Vooral mier zijnde, ben ik nogal vredelievend naar de krekels toe. Toegegeven, op drukke festivaldagen kan ik ook zo’n lastige last-minute-tsjirper zijn. Maar erger dan getsjirp vind ik geklik. De ‘klikkers’ zijn meestal gepensioneerde babyboomers met een knoert van een hightech fototoestel in de hand, een groenig MacGyverjasje met heel veel zakjes en een vastberaden grimas op de lippen. Alsof het hun geboorterecht is, banen ze zich een weg naar de eerste rij, waar ze zonder enige gêne helemaal los gaan met hun toestel. Door hun spekkige rug en constant geklik verpesten ze de voorstelling voor iedereen naast en achter zich. Het is louter een kwestie van tijd of ik maak een handgemeen mee tussen een mier en een klikker. Het zou me niet verwonderen dat ik die uithalende mier ben volgend jaar op het Festival Deventer op Stelten, waar, zo lijkt het wel, de klikkers der Lage Landen hun jaarlijkse clubreünie houden. Soit, bij deze wil ik heel graag hulde brengen aan de beste plaatsaanwijzer van alle festivals ooit, namelijk een kleuterjuf met halflang, licht krullend bruin haar, en meestal een rokje aan. Een waar genoegen is het om haar elk jaar bezig te zien op MiramirO, hoe ze met zachte, doch indien nodig dwingende toon de krekels tussen de mieren puzzelt en de klikkers aan de kant houdt.

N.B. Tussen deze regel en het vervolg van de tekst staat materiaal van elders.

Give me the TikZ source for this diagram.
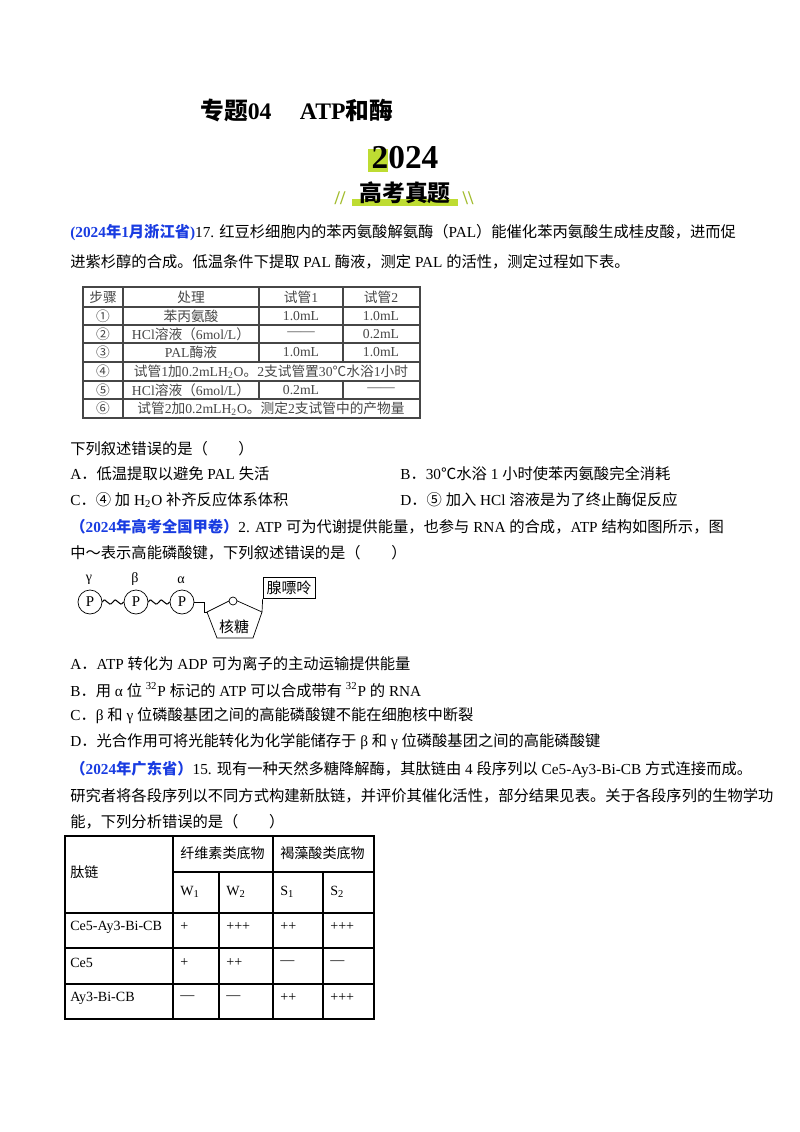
\documentclass[tikz,border=0pt]{standalone}
\usepackage{fontspec}
\setmainfont{Liberation Serif}
\newfontfamily\cjk{Noto Sans CJK SC}
\XeTeXinterchartokenstate=1
\newXeTeXintercharclass\CJKcls
\newcount\cc
\def\setcls#1#2{\cc=#1 \loop\ifnum\cc<#2 \XeTeXcharclass\cc=\CJKcls \advance\cc1 \repeat}
\setcls{"2460}{"2474}
\setcls{"3000}{"3040}
\setcls{"4E00}{"A000}
\setcls{"FF00}{"FF61}
\XeTeXcharclass"2103=\CJKcls
\XeTeXinterchartoks 0 \CJKcls={\cjk}
\XeTeXinterchartoks 4095 \CJKcls={\cjk}
\XeTeXinterchartoks \CJKcls 0={\rmfamily}
\XeTeXinterchartoks \CJKcls 4095={\rmfamily}
\definecolor{qblue}{RGB}{25,60,225}
\definecolor{lgreen}{RGB}{190,220,50}
\definecolor{tgray}{RGB}{70,70,70}
\newdimen\unitpx \unitpx=0.02cm
\tikzset{
  line/.style={anchor=west,inner sep=0pt,font=\fontsize{8.7}{10}\selectfont},
  tab/.style={inner sep=0pt,font=\fontsize{7.8}{9}\selectfont,text=tgray},
  tabb/.style={inner sep=0pt,font=\fontsize{8}{9}\selectfont},
  pc/.style={draw,circle,minimum size=24\unitpx,inner sep=0pt,font=\fontsize{8.5}{9}\selectfont},
  lbl/.style={inner sep=0pt,font=\fontsize{8}{9}\selectfont},
}
\newcommand\qtag[1]{{\bfseries\color{qblue}#1}}
\begin{document}
\begin{tikzpicture}[x=0.02cm,y=-0.02cm]
\useasboundingbox (0,0) rectangle (800,1132);
% header
\node[anchor=west,inner sep=0pt,font=\fontsize{13.5}{15}\selectfont\bfseries] (title) at (200,110) {专题04\hspace{1.2em}ATP和酶};
\fill[lgreen] (368,149) rectangle (388,172);
\node[inner sep=0pt,font=\fontsize{19}{20}\selectfont\bfseries] (year) at (405,158) {2024};
\fill[lgreen] (352,199) rectangle (458,206);
\node[inner sep=0pt,font=\fontsize{13}{14}\selectfont\bfseries] (gk) at (405,193) {高考真题};
\node[inner sep=0pt,font=\fontsize{11}{12}\selectfont\bfseries,text=lgreen!85!black] (sl) at (340,198) {//};
\node[inner sep=0pt,font=\fontsize{11}{12}\selectfont\bfseries,text=lgreen!85!black] (sr) at (468,198) {\textbackslash\textbackslash};
% Q1
\node[line] (q1a) at (70,233) {\qtag{(2024年1月浙江省)}17. 红豆杉细胞内的苯丙氨酸解氨酶（PAL）能催化苯丙氨酸生成桂皮酸，进而促};
\node[line] (q1b) at (70,262) {进紫杉醇的合成。低温条件下提取 PAL 酶液，测定 PAL 的活性，测定过程如下表。};
% table 1
\begin{scope}[draw=tgray,line width=0.6pt]
\draw (83,287) rectangle (420,418);
\foreach \y in {307,325,343,362,381,399} \draw (83,\y) -- (420,\y);
\draw (123,287) -- (123,418);
\draw (259,287) -- (259,362) (259,381) -- (259,399);
\draw (343,287) -- (343,362) (343,381) -- (343,399);
\end{scope}
\node[tab] (h1) at (103,297) {步骤};
\node[tab] (h2) at (191,297) {处理};
\node[tab] (h3) at (301,297) {试管1};
\node[tab] (h4) at (381,297) {试管2};
\node[tab] (a1) at (103,316) {①};
\node[tab] (b1) at (191,316) {苯丙氨酸};
\node[tab] (c1) at (301,316) {1.0mL};
\node[tab] (d1) at (381,316) {1.0mL};
\node[tab] (a2) at (103,334) {②};
\node[tab] (b2) at (191,334) {HCl溶液（6mol/L）};
\node[tab] (c2) at (301,334) {——};
\node[tab] (d2) at (381,334) {0.2mL};
\node[tab] (a3) at (103,352.5) {③};
\node[tab] (b3) at (191,352.5) {PAL酶液};
\node[tab] (c3) at (301,352.5) {1.0mL};
\node[tab] (d3) at (381,352.5) {1.0mL};
\node[tab] (a4) at (103,371.5) {④};
\node[tab] (b4) at (271,371.5) {试管1加0.2mLH\textsubscript{2}O。2支试管置30℃水浴1小时};
\node[tab] (a5) at (103,390) {⑤};
\node[tab] (b5) at (191,390) {HCl溶液（6mol/L）};
\node[tab] (c5) at (301,390) {0.2mL};
\node[tab] (d5) at (381,390) {——};
\node[tab] (a6) at (103,408.5) {⑥};
\node[tab] (b6) at (271,408.5) {试管2加0.2mLH\textsubscript{2}O。测定2支试管中的产物量};
\node[line] (q1c) at (70,449) {下列叙述错误的是（\hspace{2em}）};
\node[line] (q1A) at (70,474) {A．低温提取以避免 PAL 失活};
\node[line] (q1B) at (400,474) {B．30℃水浴 1 小时使苯丙氨酸完全消耗};
\node[line] (q1C) at (70,500) {C．④ 加 H\textsubscript{2}O 补齐反应体系体积};
\node[line] (q1D) at (400,500) {D．⑤ 加入 HCl 溶液是为了终止酶促反应};
% Q2
\node[line] (q2a) at (70,527) {\qtag{（2024年高考全国甲卷）}2. ATP 可为代谢提供能量，也参与 RNA 的合成，ATP 结构如图所示，图};
\node[line] (q2b) at (70,553) {中～表示高能磷酸键，下列叙述错误的是（\hspace{2em}）};
% ATP diagram
\node[pc] (p1) at (90,602) {P};
\node[pc] (p2) at (136,602) {P};
\node[pc] (p3) at (182,602) {P};
\node[lbl] (g) at (89,580) {γ};
\node[lbl] (b) at (135,579) {β};
\node[lbl] (al) at (181,580) {α};
\draw[line width=0.6pt] (p1.east) .. controls (106,595) and (108,609) .. (113,602) .. controls (117,595) and (119,609) .. (p2.west);
\draw[line width=0.6pt] (p2.east) .. controls (152,595) and (154,609) .. (159,602) .. controls (163,595) and (165,609) .. (p3.west);
\coordinate (pl) at (207,612);
\coordinate (ptop) at (233,599);
\coordinate (pr) at (262,612);
\coordinate (pbr) at (253,638);
\coordinate (pbl) at (217,638);
\draw (pl) -- (ptop) -- (pr) -- (pbr) -- (pbl) -- cycle;
\draw[fill=white] (233,601) circle (4);
\draw (p3.east) -- (204,602) -- (204,612) -- (pl);
\node[draw,inner sep=0pt,minimum width=52\unitpx,minimum height=21\unitpx,font=\fontsize{8.5}{9}\selectfont] (ade) at (289,588) {腺嘌呤};
\draw (pr) -- (ade.south west);
\node[inner sep=0pt,font=\fontsize{8.5}{9}\selectfont] (rib) at (234,627) {核糖};
\node[line] (q2A) at (70,664) {A．ATP 转化为 ADP 可为离子的主动运输提供能量};
\node[line] (q2B) at (70,690) {B．用 α 位 \textsuperscript{32}P 标记的 ATP 可以合成带有 \textsuperscript{32}P 的 RNA};
\node[line] (q2C) at (70,716) {C．β 和 γ 位磷酸基团之间的高能磷酸键不能在细胞核中断裂};
\node[line] (q2D) at (70,742) {D．光合作用可将光能转化为化学能储存于 β 和 γ 位磷酸基团之间的高能磷酸键};
% Q3
\node[line] (q3a) at (70,770) {\qtag{（2024年广东省）}15. 现有一种天然多糖降解酶，其肽链由 4 段序列以 Ce5-Ay3-Bi-CB 方式连接而成。};
\node[line] (q3b) at (70,796) {研究者将各段序列以不同方式构建新肽链，并评价其催化活性，部分结果见表。关于各段序列的生物学功};
\node[line] (q3c) at (70,822) {能，下列分析错误的是（\hspace{2em}）};
% table 2
\begin{scope}[line width=0.6pt]
\draw (65,836) rectangle (374,1019);
\draw (173,836) -- (173,1019);
\draw (273,836) -- (273,1019);
\draw (219,872) -- (219,1019);
\draw (323,872) -- (323,1019);
\draw (173,872) -- (374,872);
\foreach \y in {913,948,984} \draw (65,\y) -- (374,\y);
\end{scope}
\node[tabb,anchor=west] (t0) at (70,872) {肽链};
\node[tabb,anchor=west] (t1) at (180,853) {纤维素类底物};
\node[tabb,anchor=west] (t2) at (280,853) {褐藻酸类底物};
\node[tabb,anchor=west] (w1) at (180,892) {W\textsubscript{1}};
\node[tabb,anchor=west] (w2) at (226,892) {W\textsubscript{2}};
\node[tabb,anchor=west] (s1) at (280,892) {S\textsubscript{1}};
\node[tabb,anchor=west] (s2) at (330,892) {S\textsubscript{2}};
\node[tabb,anchor=west] (e1) at (70,927) {Ce5-Ay3-Bi-CB};
\node[tabb,anchor=west] (e2) at (180,927) {+};
\node[tabb,anchor=west] (e3) at (226,927) {+++};
\node[tabb,anchor=west] (e4) at (280,927) {++};
\node[tabb,anchor=west] (e5) at (330,927) {+++};
\node[tabb,anchor=west] (f1) at (70,963) {Ce5};
\node[tabb,anchor=west] (f2) at (180,963) {+};
\node[tabb,anchor=west] (f3) at (226,963) {++};
\node[tabb,anchor=west] (f4) at (280,963) {—};
\node[tabb,anchor=west] (f5) at (330,963) {—};
\node[tabb,anchor=west] (g1) at (70,998) {Ay3-Bi-CB};
\node[tabb,anchor=west] (g2) at (180,998) {—};
\node[tabb,anchor=west] (g3) at (226,998) {—};
\node[tabb,anchor=west] (g4) at (280,998) {++};
\node[tabb,anchor=west] (g5) at (330,998) {+++};
\end{tikzpicture}
\end{document}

Tegen elkaar aan geschuurd zitten, kan het slechtste in de mens naar boven halen, of het schoonste. Tijdens de vele wachturen als mier, luistervink ik het liefst bij de kinderen. Hun conversaties zijn altijd top en to the point. De meest memorabele van deze zomer was tijdens Cirque Plus in Brugge. De jongen: “Wij moeten straks naar huis, want de vriend van mijn moeder heeft gekookt.” Het meisje: “Ah ja, wat zul je eten?” De jongen (schouderophalend): “Hetgeen ik lust.”
‘Pelat’, van de Catalaan Joan Català, mijn favoriete voorstelling van deze zomer, heeft me opnieuw doen inzien dat samen naar een voorstelling kijken, als sardienen in blik met mensen die je van haar noch pluim kent, dat magische oergevoel van verbondenheid kan opwekken. Zijn toverstok is een houten paal van enkele meters lang. Dat en een retegoeie performer, meer is er niet nodig om het stof te kloppen uit het bijna vergeten patroon van het ‘wij-samen’-weefsel.
Tot slot, een ode aan koffie. Wat de koffiehuizen betekenden voor de wervelende artistieke scène aan het begin van de twintigste eeuw in pakweg Wenen, betekenen koffieverdeelpunten voor circus- en straattheater festivals. Als we koffie drinken, drinken we geen alcohol, staan we scherp, tanken we even bij, ontmoeten we interessante figuren en voeren we de meest begeesterende en inspirerende gesprekken. Koffiehuizen zoals de King Kong in Hasselt of Simon Says in Gent zijn oases in de drab die uit de meeste festivalpercolators drupt. Dank aan iedereen met wie ik deze zomer een kopje duivelszweet heb gedeeld, ik kijk uit naar ons volgend vel-tegen-velmoment, hetzij in een begroeting, hetzij opeengepakt in een voorstelling.